To Be, Or, Not To Be, That, Is The Gazorgan Plan -
I think you'll notice an ugly stuttering effect when you watch the VCD, especially on smooth slow pans. Other than that all you have is a reduction in bitrate available for encoding other data which could manifest itself in your video in action scenes.
If you have the time, re-encode them. You'll not only remove that stuttering effect, but your video will look better too since there will be a 20% improvement in bitrate. High action scenes will have little to no blocking artifacts.
Darryl -
Actually, some better advice as stated in many other posts on this board would be to encode everything 23.976 and leave it. Most new DVD players will automatically play it back at 29.97fps if necessary. I found out the quality is not only better but 3:2 pulldown ruins the smoothness. Whether you're making a VCD or a SVCD keep it at 23.976. You can burn it and ignore any compliance warning to see if your standalone will play it..I use a cd-rw disc for testing purposes.
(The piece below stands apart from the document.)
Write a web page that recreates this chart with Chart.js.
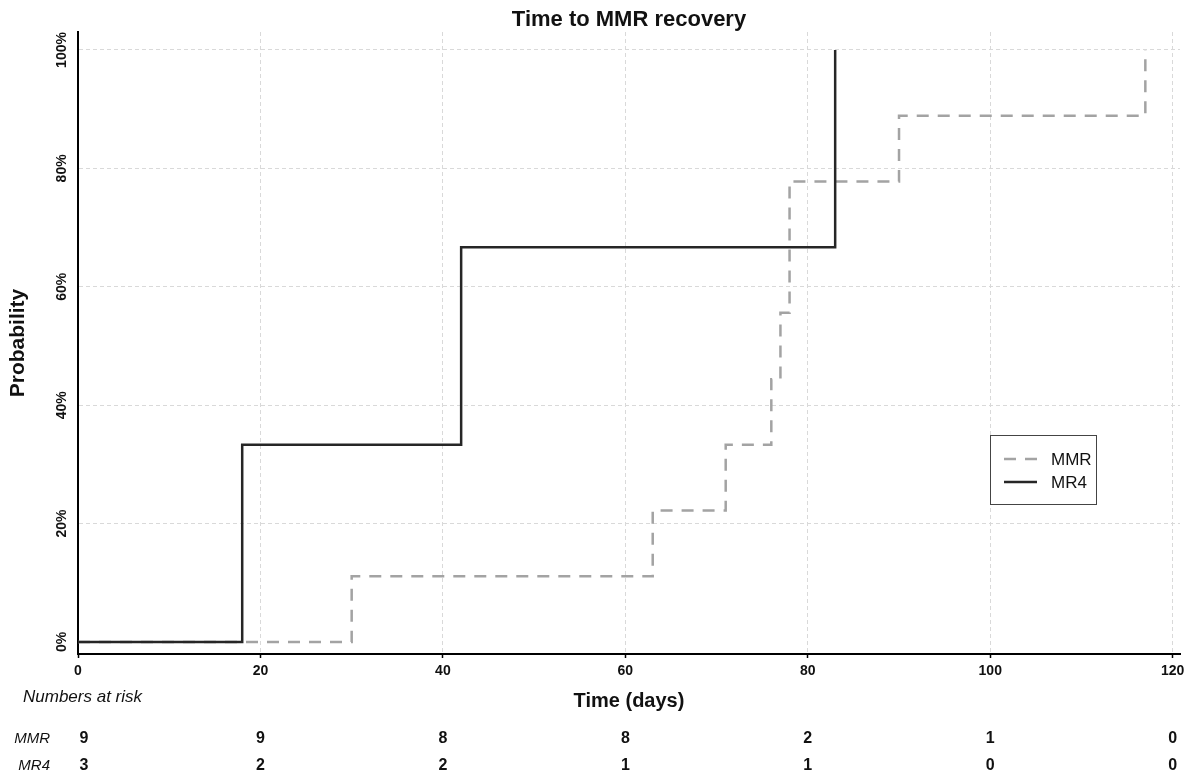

If you would rather take everyone else's advice and do a pulldown then do not use pulldown.exe...it sucks....and don't use the GUI that goes to it because that just runs pulldown.exe for you. Use this one instead, it's called DoPulldown 1.0 http://www.woofsoft.com/Downloads/Downloads_GetFile.aspx?id=53
I used it and the results are better than the 'popular' one but it still sucks compared to leaving it alone. Supposedly pulldown only flags the file to signal a playback at 29.97 but it does a helluva lot more than that to the file. I am not an expert but this is my experience. Good luck.